Code that draws figures:
※

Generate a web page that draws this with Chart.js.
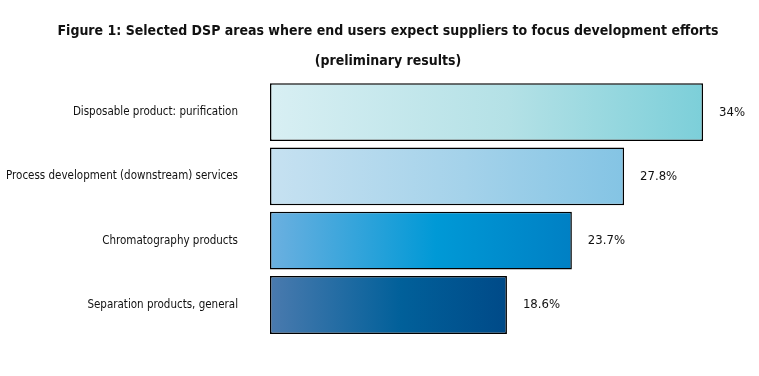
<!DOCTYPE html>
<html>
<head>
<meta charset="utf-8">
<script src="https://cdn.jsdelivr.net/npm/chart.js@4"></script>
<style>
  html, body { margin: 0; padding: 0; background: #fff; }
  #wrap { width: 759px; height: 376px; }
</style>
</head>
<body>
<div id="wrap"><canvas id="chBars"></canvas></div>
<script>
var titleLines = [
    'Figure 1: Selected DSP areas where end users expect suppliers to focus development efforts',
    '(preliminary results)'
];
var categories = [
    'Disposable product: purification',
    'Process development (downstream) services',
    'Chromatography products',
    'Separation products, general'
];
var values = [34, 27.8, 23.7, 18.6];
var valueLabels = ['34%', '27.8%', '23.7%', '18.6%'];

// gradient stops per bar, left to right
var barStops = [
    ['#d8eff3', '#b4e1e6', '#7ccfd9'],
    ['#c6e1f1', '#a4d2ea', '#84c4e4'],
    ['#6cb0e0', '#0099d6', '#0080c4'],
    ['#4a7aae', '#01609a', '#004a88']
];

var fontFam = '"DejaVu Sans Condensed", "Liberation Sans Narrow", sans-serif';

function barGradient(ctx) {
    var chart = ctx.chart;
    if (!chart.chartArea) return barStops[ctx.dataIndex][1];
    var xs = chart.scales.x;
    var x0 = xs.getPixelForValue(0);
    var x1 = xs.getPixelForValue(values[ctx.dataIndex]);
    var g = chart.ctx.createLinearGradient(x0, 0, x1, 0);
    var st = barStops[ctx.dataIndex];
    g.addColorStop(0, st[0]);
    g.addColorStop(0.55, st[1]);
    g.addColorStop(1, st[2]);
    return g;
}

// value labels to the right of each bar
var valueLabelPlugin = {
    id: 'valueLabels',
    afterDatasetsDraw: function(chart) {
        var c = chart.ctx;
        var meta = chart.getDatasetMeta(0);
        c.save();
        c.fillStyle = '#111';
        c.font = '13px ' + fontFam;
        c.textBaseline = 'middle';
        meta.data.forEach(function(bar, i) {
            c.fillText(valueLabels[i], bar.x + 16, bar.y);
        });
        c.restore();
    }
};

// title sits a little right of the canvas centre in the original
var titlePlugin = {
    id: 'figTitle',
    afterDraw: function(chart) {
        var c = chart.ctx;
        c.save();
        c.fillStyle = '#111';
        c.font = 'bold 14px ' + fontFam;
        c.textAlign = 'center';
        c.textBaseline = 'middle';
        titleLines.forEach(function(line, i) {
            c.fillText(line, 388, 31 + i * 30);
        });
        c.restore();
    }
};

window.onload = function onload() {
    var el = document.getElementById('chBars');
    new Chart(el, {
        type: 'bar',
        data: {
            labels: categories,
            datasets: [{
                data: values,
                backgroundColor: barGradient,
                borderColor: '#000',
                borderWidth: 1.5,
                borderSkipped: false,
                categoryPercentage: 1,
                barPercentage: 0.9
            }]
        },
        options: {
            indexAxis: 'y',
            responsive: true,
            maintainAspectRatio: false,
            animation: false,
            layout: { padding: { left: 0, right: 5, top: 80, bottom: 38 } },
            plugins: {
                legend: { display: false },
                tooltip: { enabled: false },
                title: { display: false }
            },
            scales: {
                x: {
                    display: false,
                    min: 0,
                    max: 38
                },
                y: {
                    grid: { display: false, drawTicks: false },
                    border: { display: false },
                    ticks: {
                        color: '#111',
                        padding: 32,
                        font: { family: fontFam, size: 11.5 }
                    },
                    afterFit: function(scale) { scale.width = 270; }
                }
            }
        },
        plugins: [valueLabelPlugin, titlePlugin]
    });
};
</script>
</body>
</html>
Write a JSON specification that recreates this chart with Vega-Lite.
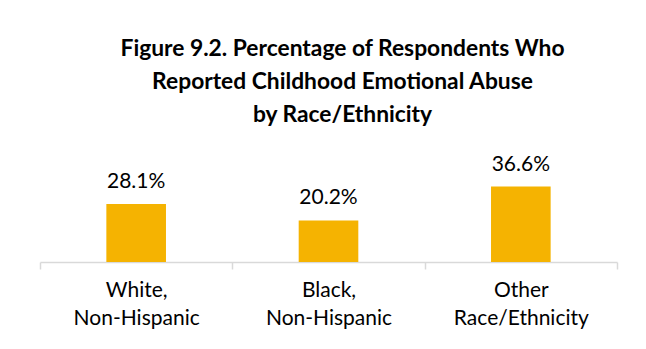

※

▶ [Given task] Without the pictures, retype the whole of the material above exactly.

▶ [Correct answer]
Generate a web page that draws this with Chart.js.
<!DOCTYPE html>
<html>
<head>
<meta charset="utf-8">
<script src="https://cdn.jsdelivr.net/npm/chart.js@4"></script>
<style>
  html, body { margin: 0; padding: 0; background: #fff; }
  #wrap { width: 759px; height: 376px; }
</style>
</head>
<body>
<div id="wrap"><canvas id="chBars"></canvas></div>
<script>
var titleLines = [
    'Figure 1: Selected DSP areas where end users expect suppliers to focus development efforts',
    '(preliminary results)'
];
var categories = [
    'Disposable product: purification',
    'Process development (downstream) services',
    'Chromatography products',
    'Separation products, general'
];
var values = [34, 27.8, 23.7, 18.6];
var valueLabels = ['34%', '27.8%', '23.7%', '18.6%'];

// gradient stops per bar, left to right
var barStops = [
    ['#d8eff3', '#b4e1e6', '#7ccfd9'],
    ['#c6e1f1', '#a4d2ea', '#84c4e4'],
    ['#6cb0e0', '#0099d6', '#0080c4'],
    ['#4a7aae', '#01609a', '#004a88']
];

var fontFam = '"DejaVu Sans Condensed", "Liberation Sans Narrow", sans-serif';

function barGradient(ctx) {
    var chart = ctx.chart;
    if (!chart.chartArea) return barStops[ctx.dataIndex][1];
    var xs = chart.scales.x;
    var x0 = xs.getPixelForValue(0);
    var x1 = xs.getPixelForValue(values[ctx.dataIndex]);
    var g = chart.ctx.createLinearGradient(x0, 0, x1, 0);
    var st = barStops[ctx.dataIndex];
    g.addColorStop(0, st[0]);
    g.addColorStop(0.55, st[1]);
    g.addColorStop(1, st[2]);
    return g;
}

// value labels to the right of each bar
var valueLabelPlugin = {
    id: 'valueLabels',
    afterDatasetsDraw: function(chart) {
        var c = chart.ctx;
        var meta = chart.getDatasetMeta(0);
        c.save();
        c.fillStyle = '#111';
        c.font = '13px ' + fontFam;
        c.textBaseline = 'middle';
        meta.data.forEach(function(bar, i) {
            c.fillText(valueLabels[i], bar.x + 16, bar.y);
        });
        c.restore();
    }
};

// title sits a little right of the canvas centre in the original
var titlePlugin = {
    id: 'figTitle',
    afterDraw: function(chart) {
        var c = chart.ctx;
        c.save();
        c.fillStyle = '#111';
        c.font = 'bold 14px ' + fontFam;
        c.textAlign = 'center';
        c.textBaseline = 'middle';
        titleLines.forEach(function(line, i) {
            c.fillText(line, 388, 31 + i * 30);
        });
        c.restore();
    }
};

window.onload = function onload() {
    var el = document.getElementById('chBars');
    new Chart(el, {
        type: 'bar',
        data: {
            labels: categories,
            datasets: [{
                data: values,
                backgroundColor: barGradient,
                borderColor: '#000',
                borderWidth: 1.5,
                borderSkipped: false,
                categoryPercentage: 1,
                barPercentage: 0.9
            }]
        },
        options: {
            indexAxis: 'y',
            responsive: true,
            maintainAspectRatio: false,
            animation: false,
            layout: { padding: { left: 0, right: 5, top: 80, bottom: 38 } },
            plugins: {
                legend: { display: false },
                tooltip: { enabled: false },
                title: { display: false }
            },
            scales: {
                x: {
                    display: false,
                    min: 0,
                    max: 38
                },
                y: {
                    grid: { display: false, drawTicks: false },
                    border: { display: false },
                    ticks: {
                        color: '#111',
                        padding: 32,
                        font: { family: fontFam, size: 11.5 }
                    },
                    afterFit: function(scale) { scale.width = 270; }
                }
            }
        },
        plugins: [valueLabelPlugin, titlePlugin]
    });
};
</script>
</body>
</html>
Write a JSON specification that recreates this chart with Vega-Lite.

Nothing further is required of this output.